=== Recorded data ===

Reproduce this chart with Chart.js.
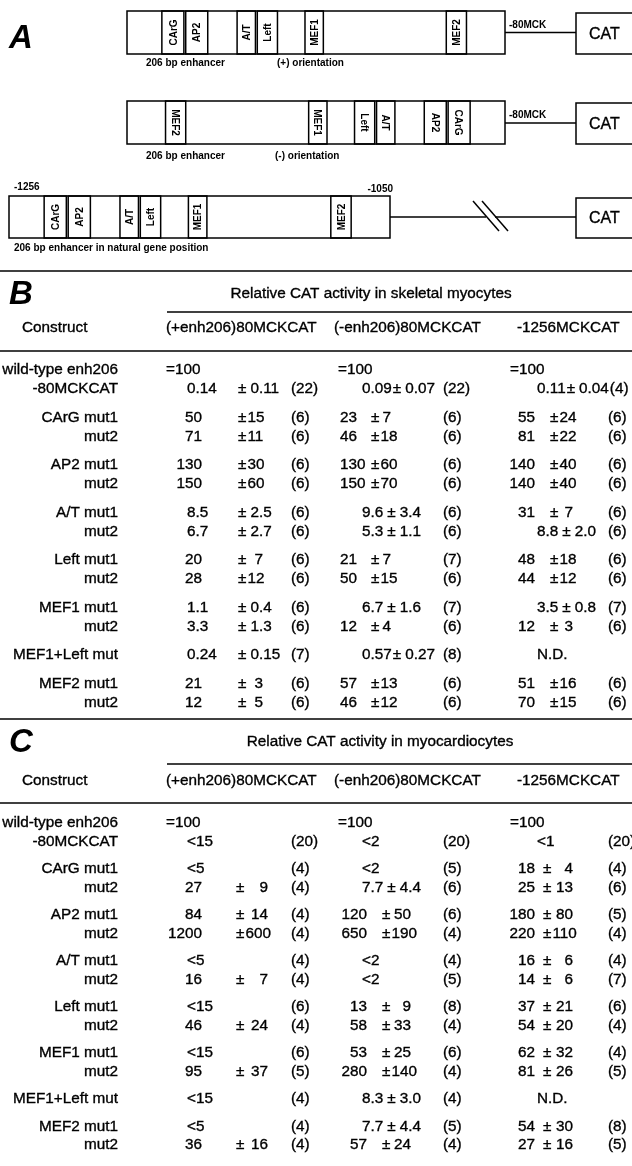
<!DOCTYPE html>
<html><head><meta charset="utf-8">
<script src="https://cdn.jsdelivr.net/npm/chart.js@4.4.0/dist/chart.umd.min.js"></script>
<style>html,body{margin:0;padding:0;background:#fff;}canvas{display:block}</style>
</head><body>
<canvas id="c" width="632" height="1166"></canvas>
<script>
// ---------- DATA ----------
const enhancerElements = ['CArG', 'AP2', 'A/T', 'Left', 'MEF1', 'MEF2'];
const elementStartBp = [19, 32, 60, 71, 97, 174];
const elementEndBp = [31, 44, 70, 82, 107, 185];
const enhancerLengthBp = 206;
const naturalStart = '-1256';
const naturalEnd = '-1050';

const constructs = ['wild-type enh206', '-80MCKCAT', 'CArG mut1', 'mut2', 'AP2 mut1', 'mut2',
  'A/T mut1', 'mut2', 'Left mut1', 'mut2', 'MEF1 mut1', 'mut2', 'MEF1+Left mut', 'MEF2 mut1', 'mut2'];
const rowGroups = [0, 0, 1, 1, 2, 2, 3, 3, 4, 4, 5, 5, 6, 7, 7];
const columnHeaders = ['(+enh206)80MCKCAT', '(-enh206)80MCKCAT', '-1256MCKCAT'];
const skeletalTitle = 'Relative CAT activity in skeletal myocytes';
const cardioTitle = 'Relative CAT activity in myocardiocytes';

// Panel B: skeletal myocytes
const skelPlusMean = ['=100', '0.14', '50', '71', '130', '150', '8.5', '6.7', '20', '28', '1.1', '3.3', '0.24', '21', '12'];
const skelPlusSD   = ['', '0.11', '15', '11', '30', '60', '2.5', '2.7', '7', '12', '0.4', '1.3', '0.15', '3', '5'];
const skelPlusN    = ['', '22', '6', '6', '6', '6', '6', '6', '6', '6', '6', '6', '7', '6', '6'];
const skelMinusMean = ['=100', '0.09', '23', '46', '130', '150', '9.6', '5.3', '21', '50', '6.7', '12', '0.57', '57', '46'];
const skelMinusSD   = ['', '0.07', '7', '18', '60', '70', '3.4', '1.1', '7', '15', '1.6', '4', '0.27', '13', '12'];
const skelMinusN    = ['', '22', '6', '6', '6', '6', '6', '6', '7', '6', '7', '6', '8', '6', '6'];
const skelNatMean = ['=100', '0.11', '55', '81', '140', '140', '31', '8.8', '48', '44', '3.5', '12', 'N.D.', '51', '70'];
const skelNatSD   = ['', '0.04', '24', '22', '40', '40', '7', '2.0', '18', '12', '0.8', '3', '', '16', '15'];
const skelNatN    = ['', '4', '6', '6', '6', '6', '6', '6', '6', '6', '7', '6', '', '6', '6'];

// Panel C: myocardiocytes
const cardPlusMean = ['=100', '<15', '<5', '27', '84', '1200', '<5', '16', '<15', '46', '<15', '95', '<15', '<5', '36'];
const cardPlusSD   = ['', '', '', '9', '14', '600', '', '7', '', '24', '', '37', '', '', '16'];
const cardPlusN    = ['', '20', '4', '4', '4', '4', '4', '4', '6', '4', '6', '5', '4', '4', '4'];
const cardMinusMean = ['=100', '<2', '<2', '7.7', '120', '650', '<2', '<2', '13', '58', '53', '280', '8.3', '7.7', '57'];
const cardMinusSD   = ['', '', '', '4.4', '50', '190', '', '', '9', '33', '25', '140', '3.0', '4.4', '24'];
const cardMinusN    = ['', '20', '5', '6', '6', '4', '4', '5', '8', '4', '6', '4', '4', '5', '4'];
const cardNatMean = ['=100', '<1', '18', '25', '180', '220', '16', '14', '37', '54', '62', '81', 'N.D.', '54', '27'];
const cardNatSD   = ['', '', '4', '13', '80', '110', '6', '6', '21', '20', '32', '26', '', '30', '16'];
const cardNatN    = ['', '20', '4', '6', '5', '4', '4', '7', '6', '4', '4', '5', '', '8', '5'];

// ---------- LAYOUT ----------
const FONT = '"Liberation Sans", Arial, Helvetica, sans-serif';
const TXT = 15.3;
const panelB = {top: 271, title: skeletalTitle, titleX: 371, letter: 'B', rowH: 19,
  dy: {letter: 24, title: 23, rule: 41, head: 57, rule2: 80, row: 99},
  heads: [166, 334, 517],
  cols: [
    {mean: skelPlusMean, sd: skelPlusSD, n: skelPlusN, a: {eq:166, dec:187, intR:202, pm:238, sdR:263, n:291}},
    {mean: skelMinusMean, sd: skelMinusSD, n: skelMinusN, a: {eq:338, dec:362, intL:340, pm:371, sdR:391, n:443}},
    {mean: skelNatMean, sd: skelNatSD, n: skelNatN, a: {eq:510, dec:537, intR:535, pm:550, sdR:573, n:608}}
  ]};
const panelC = {top: 719, title: cardioTitle, titleX: 380, letter: 'C', rowH: 18.4,
  dy: {letter: 24, title: 23, rule: 45, head: 62, rule2: 84, row: 104},
  heads: [166, 334, 517],
  cols: [
    {mean: cardPlusMean, sd: cardPlusSD, n: cardPlusN, a: {eq:166, dec:187, intR:202, pm:236, sdR:268, n:291}},
    {mean: cardMinusMean, sd: cardMinusSD, n: cardMinusN, a: {eq:338, dec:362, intR:367, pm:382, sdR:411, n:443}},
    {mean: cardNatMean, sd: cardNatSD, n: cardNatN, a: {eq:510, dec:537, intR:535, pm:543, sdR:573, n:608}}
  ]};

const figurePlugin = {
  id: 'figure',
  afterDraw(chart) {
    const ctx = chart.ctx;
    const X = v => chart.scales.x.getPixelForValue(v);
    const Y = v => chart.scales.y.getPixelForValue(v);
    ctx.save();
    ctx.fillStyle = '#000';
    ctx.strokeStyle = '#000';
    ctx.textBaseline = 'middle';

    const text = (s, x, y, align, font, heavy) => {
      ctx.font = font; ctx.textAlign = align || 'left';
      ctx.fillText(s, X(x), Y(y));
      if (heavy) { ctx.lineWidth = 0.35; ctx.strokeText(s, X(x), Y(y)); }
    };
    const hline = (x0, x1, y, w) => {
      ctx.lineWidth = w || 1.5;
      ctx.beginPath(); ctx.moveTo(X(x0), Y(y)); ctx.lineTo(X(x1), Y(y)); ctx.stroke();
    };
    const line = (x0, y0, x1, y1, w) => {
      ctx.lineWidth = w || 1.5;
      ctx.beginPath(); ctx.moveTo(X(x0), Y(y0)); ctx.lineTo(X(x1), Y(y1)); ctx.stroke();
    };
    const rect = (x0, y0, x1, y1) => {
      ctx.lineWidth = 1.5;
      ctx.strokeRect(X(x0), Y(y0), X(x1) - X(x0), Y(y1) - Y(y0));
    };

    // ----- Panel A -----
    const bold = s => 'bold ' + s + 'px ' + FONT;
    text('A', 9, 39, 'left', 'italic bold 33px ' + FONT);

    function drawEnhancer(left, right, top, bottom, reversed) {
      const w = right - left;
      const bpX = bp => reversed ? right - bp / enhancerLengthBp * w : left + bp / enhancerLengthBp * w;
      rect(left, top, right, bottom);
      enhancerElements.forEach((name, i) => {
        const a = bpX(elementStartBp[i]), b = bpX(elementEndBp[i]);
        const x0 = Math.min(a, b), x1 = Math.max(a, b);
        rect(x0, top, x1, bottom);
        ctx.save();
        ctx.translate(X((x0 + x1) / 2), Y((top + bottom) / 2));
        ctx.rotate(reversed ? Math.PI / 2 : -Math.PI / 2);
        ctx.font = bold(10); ctx.textAlign = 'center'; ctx.textBaseline = 'middle';
        ctx.fillText(name, 0, 1);
        ctx.restore();
      });
    }
    function drawCat(top, bottom) {
      rect(576, top, 633, bottom);
      text('CAT', 589, (top + bottom) / 2 + 1, 'left', '16px ' + FONT, true);
    }
    drawEnhancer(127, 505, 11, 54, false);
    hline(505, 576, 32.5);
    text('-80MCK', 509, 25, 'left', bold(10));
    drawCat(13, 54);
    text('206 bp enhancer', 146, 63, 'left', bold(10));
    text('(+) orientation', 277, 63, 'left', bold(10));

    drawEnhancer(127, 505, 101, 144, true);
    hline(505, 576, 123);
    text('-80MCK', 509, 115, 'left', bold(10));
    drawCat(103, 144);
    text('206 bp enhancer', 146, 156, 'left', bold(10));
    text('(-) orientation', 275, 156, 'left', bold(10));

    drawEnhancer(9, 390, 196, 238, false);
    text(naturalStart, 14, 187, 'left', bold(10));
    text(naturalEnd, 393, 189, 'right', bold(10));
    hline(390, 486, 217);
    hline(495, 576, 217);
    line(473, 201, 499, 231);
    line(482, 201, 508, 231);
    drawCat(198, 238);
    text('206 bp enhancer in natural gene position', 14, 248, 'left', bold(10));

    // ----- Tables -----
    const tf = TXT + 'px ' + FONT;
    function drawPanel(p) {
      const t = p.top, d = p.dy;
      const T = (s, x, y, align) => text(s, x, y, align, tf, true);
      hline(0, 632, t, 1.6);
      text(p.letter, 9, t + d.letter, 'left', 'italic bold 33px ' + FONT);
      T(p.title, p.titleX, t + d.title, 'center');
      hline(167, 632, t + d.rule, 1.4);
      T('Construct', 22, t + d.head, 'left');
      columnHeaders.forEach((h, i) => T(h, p.heads[i], t + d.head, 'left'));
      hline(0, 632, t + d.rule2, 1.4);
      const W = s => { ctx.font = tf; return ctx.measureText(s).width; };
      constructs.forEach((label, r) => {
        const y = t + d.row + (r + rowGroups[r] * 0.5) * p.rowH;
        T(label, 118, y, 'right');
        p.cols.forEach(col => {
          const a = col.a, m = col.mean[r], sd = col.sd[r], n = col.n[r];
          let end;
          if (m.startsWith('=')) { T(m, a.eq, y, 'left'); end = a.eq + W(m); }
          else if (/^\d+$/.test(m)) {
            if (a.intL !== undefined) { T(m, a.intL, y, 'left'); end = a.intL + W(m); }
            else { T(m, a.intR, y, 'right'); end = a.intR; }
          }
          else { T(m, a.dec, y, 'left'); end = a.dec + W(m); }
          if (sd) {
            const twoDecimals = /\.\d\d$/.test(m);
            const pmX = Math.max(a.pm, end + (twoDecimals ? 1 : 4));
            T('\u00b1', pmX, y, 'left');
            const gap = sd.includes('.') ? 4 : 1;
            const sdR = Math.max(a.sdR, pmX + W('\u00b1') + gap + W(sd));
            T(sd, sdR, y, 'right');
            end = sdR;
          }
          if (n) T('(' + n + ')', Math.max(a.n, end + 1), y, 'left');
        });
      });
    }
    drawPanel(panelB);
    drawPanel(panelC);
    ctx.restore();
  }
};

new Chart(document.getElementById('c'), {
  type: 'scatter',
  data: { datasets: [] },
  options: {
    responsive: false, animation: false, devicePixelRatio: 1,
    layout: { padding: 0 },
    plugins: { legend: { display: false }, tooltip: { enabled: false }, title: { display: false } },
    scales: {
      x: { type: 'linear', min: 0, max: 632, display: false },
      y: { type: 'linear', min: 0, max: 1166, reverse: true, display: false }
    }
  },
  plugins: [figurePlugin]
});
</script>
</body></html>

===

> [Requirement]: Transcribe exactly, with no pictures, the lines running from the first line of the material through the line holding "const cardioTitle = 'Relative".

> [Result]:
Reproduce this chart with Chart.js.
<!DOCTYPE html>
<html><head><meta charset="utf-8">
<script src="https://cdn.jsdelivr.net/npm/chart.js@4.4.0/dist/chart.umd.min.js"></script>
<style>html,body{margin:0;padding:0;background:#fff;}canvas{display:block}</style>
</head><body>
<canvas id="c" width="632" height="1166"></canvas>
<script>
// ---------- DATA ----------
const enhancerElements = ['CArG', 'AP2', 'A/T', 'Left', 'MEF1', 'MEF2'];
const elementStartBp = [19, 32, 60, 71, 97, 174];
const elementEndBp = [31, 44, 70, 82, 107, 185];
const enhancerLengthBp = 206;
const naturalStart = '-1256';
const naturalEnd = '-1050';

const constructs = ['wild-type enh206', '-80MCKCAT', 'CArG mut1', 'mut2', 'AP2 mut1', 'mut2',
  'A/T mut1', 'mut2', 'Left mut1', 'mut2', 'MEF1 mut1', 'mut2', 'MEF1+Left mut', 'MEF2 mut1', 'mut2'];
const rowGroups = [0, 0, 1, 1, 2, 2, 3, 3, 4, 4, 5, 5, 6, 7, 7];
const columnHeaders = ['(+enh206)80MCKCAT', '(-enh206)80MCKCAT', '-1256MCKCAT'];
const skeletalTitle = 'Relative CAT activity in skeletal myocytes';
const cardioTitle = 'Relative CAT activity in myocardiocytes';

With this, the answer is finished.